La transformation publique, c’est maintenant ?

yves alix

Le rapport « Action publique 2022 » ou « Cap 22 », l’Arlésienne de l’été [1], comprenait au moins deux propositions intéressant grandes écoles et établissements d’enseignement supérieur : la huitième, « Réduire les inégalités et placer la France dans les dix meilleurs systèmes éducatifs mondiaux », et la neuvième, « Augmenter et améliorer l’accueil dans l’enseignement supérieur en différenciant l’offre ». Si la première des deux, osons l’écrire, relève du vœu pieux, compte tenu de l’état dudit système éducatif, la seconde part de constats réalistes et peut, sous réserve de l’adéquation des mesures aux objectifs, aboutir à des résultats. Mais est-on encore, à ce niveau d’intervention, dans la grande ambition de « réforme de l’État » annoncée ? Celle-ci est plutôt à chercher dans les premières propositions du rapport : refondation de l’administration (1), nouveau contrat social (2), dématérialisation du service public (3 et 4). Sans oublier la vingtième, à citer in extenso : « Mettre un terme à toutes les interventions publiques dont l’efficacité n’est pas démontrée ». Que le lecteur me pardonne, mais cette mâle détermination fait un peu sourire : on tient ce discours quasiment depuis que l’État moderne existe et les Archives débordent pourtant de témoignages, grotesques ou dramatiques, de l’inefficacité de l’intervention publique. A moins que la proposition soit une manière particulièrement alambiquée d’annoncer un désengagement général de l’État ? Ce serait faire un procès d’intention.

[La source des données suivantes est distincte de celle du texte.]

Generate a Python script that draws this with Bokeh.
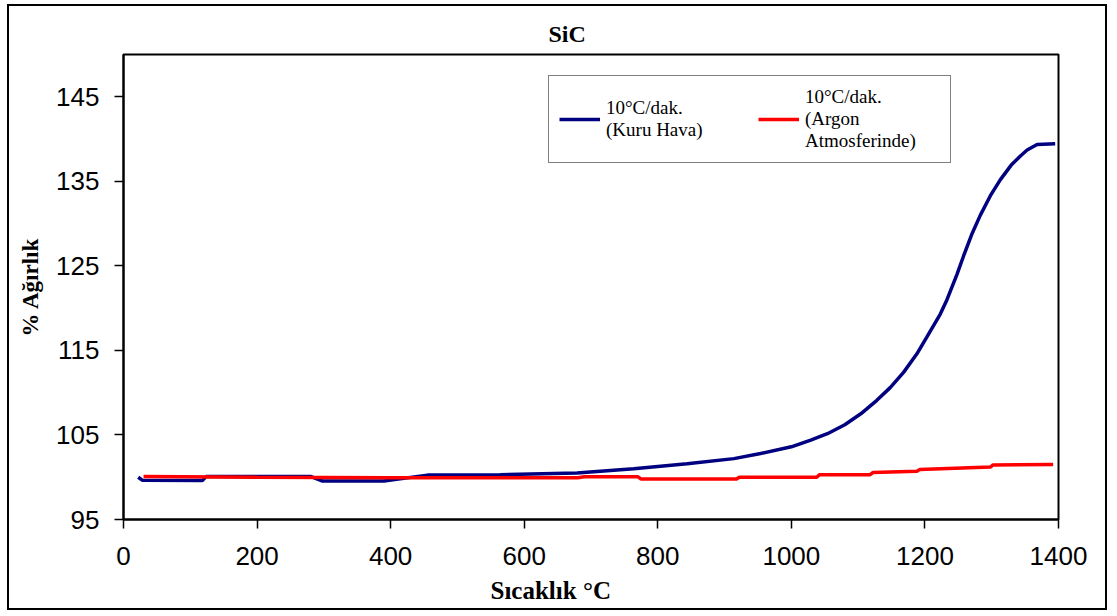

L’été a fini par s’en aller (tardivement, on le regrette déjà), mais la réforme de l’État est restée. A l’occasion d’un récent « comité interministériel de la transformation publique », le Premier ministre a présenté les feuilles de route des ministères,  « nourries par les travaux du comité action publique 2022 » et constituant ce qui ressemble à « un véritable programme de gouvernement en listant les réformes à conduire dans tous les secteurs de l’action publique, et pas uniquement en ce qui concerne la réforme de l’Etat stricto sensu »[2]. On peut se faire une idée déjà assez complète des chantiers lancés sur le site Vie publique, dont les ressources s’enrichissent chaque jour[3].

Parmi les projets annoncés, un a retenu toute mon attention – et je gage que beaucoup de mes homologues, directrices et directeurs de grandes écoles, présidentes et présidents d’universités, l’auront également remarqué - : la création « d’une université de la transformation publique […] pour former des cadres ». Mais, cher État que j’aime tant, comment te dire ? L’objet n’existe-t-il pas déjà ? Les grandes écoles ne sont-elles pas là précisément pour former les cadres de demain, adaptés au monde de demain ?

Pour ne prendre qu’un exemple (au hasard) : l’Enssib. Elle forme les cadres des bibliothèques de l’État et de la ville de Paris[4], et ne cesse, depuis sa création, d’adapter ses formations aux évolutions, de plus en plus rapides et profondes, des métiers des bibliothèques. La dématérialisation des contenus, le web de données, le big data, la science ouverte, la pratique des outils et des ressources numériques, mais aussi l’égalité d’accès à ces ressources, la formation et l’accompagnement des usagers à leur utilisation éclairée, tout cela est le pain quotidien de nos enseignants et de nos élèves. L’université de la transformation publique existe déjà, c’est un réseau de compétences réparti sur tout le territoire. Celles et ceux qui l’animent doivent relever chaque jour le défi de cette transformation, condition même de leur survie. 

Yves Alix

 

[1] https://www.lagazettedescommunes.com/575195/le-rapport-cap-2022-a-telecharger/ 

[2] Benoît Floc’h, Le Monde, 29 octobre 2018 : https://www.lemonde.fr/politique/article/2018/10/29/reforme-de-l-etat-une-feuille-de-route-pour-chaque-ministere_5376158_823448.html 

[3] http://www.vie-publique.fr/th/acces-thematique/reforme-etat.html

[4] L’Inet, qui forme les conservateurs territoriaux, est dans la même situation, et a transformé ses formations avec la même vigueur.